Changing Lives: Women’s Prison Offers New Course That’s Giving Inmates Skills For A Better Future


Anyone can end up behind bars. Sure, the statistics will tell you who are most likely to find themselves in trouble with the law. For some, they were at the wrong place at the wrong time. It took one moment, one bad decision to alter their lives forever.

Society can be unforgiving of those convicted of a crime; those with a felony on their record are immediately disqualified from many jobs. For the past thirteen years, Elsa Lumsden has taught cosmetology courses to women in prison, changing their lives in the process; giving them hope when there once was despair and opportunity and self-confidence when many of these inmates gave up on themselves.

The Beauty Therapy course at Central California Women’s Facility (CCWF) provides inmates the chance to become qualified cosmetologists so they can find work on the outside.

The course doesn’t just give these women a chance to find employment after leaving prison, it grows their confidence: “I never looked at prisoners in a negative way, if they have support and the tutoring and mentoring they can be great people,” Lumsden said in an interview with Barcroft.

Inmates aren’t allowed physical contact, but during the course, they can touch each other. The contract gives them the ability to complete the 1600 required hours they need before taking the state board examination to become licensed cosmetologists. the women learn how to give haircuts and pedicures and everything in between.

Sheila John was convicted of first-degree burglary nine years ago. She received a 10-year sentence for her crime. She admitted at one time, she didn’t see any light at the end of her time behind bars.

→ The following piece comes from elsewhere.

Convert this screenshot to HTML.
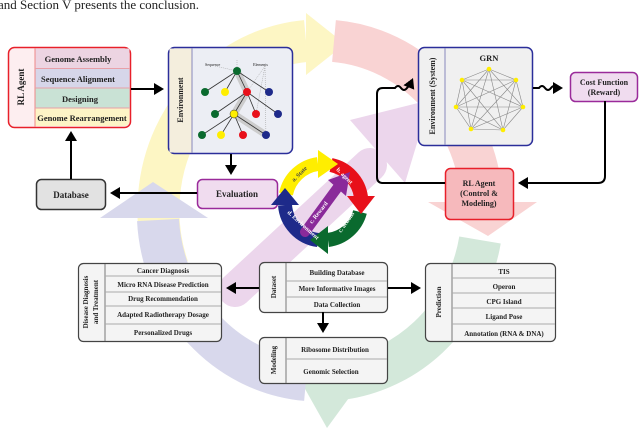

“I chose to do bad in here. I was rough; I was getting in trouble. Being in cosmo and seeing that I can get licensed gave me a drive to change,” John said.

Barbara Chavez is serving life without parole for her part in a robbery turned murder. she confessed the idea of serving such a long sentence took away all her hope.

“But when we get here, after being broken, after coming from abuse, coming from the street life, and knowing that we can actually accomplish something such as cosmetology to give us a career, it is very inspiring,” Chavez said.

Despite the possible danger she might face with the inmates in her classes, Lumsden hasn’t ever had any problems. The students handle the sharp instruments with care: “Some people believe that ‘oh you are no good that’s why you went to prison,’” Lumsden said. “But  sometimes it’s just that they are hanging with the wrong crowd at the wrong time, and they get  caught, but you can see the changes in many of them once they are in the class.”

The influence of the cosmetology course has proven effective. Former students have gone on to find work at salons. Some have even opened their own businesses.

And for those with a life sentence, the course is priceless: “These life skills have changed me. I came from nothing to something,” Chavez said. “I had zero self-esteem, I had zero confidence, I didn’t believe in myself. These life skills have given me hope. I am confident in what I do.”

People must pay for their mistakes. We all should have the opportunity though to redeem ourselves. We shouldn’t be defined by the bad we’ve done or wrong choices we’ve made. This course offers these women a lifeline and hope for tomorrow.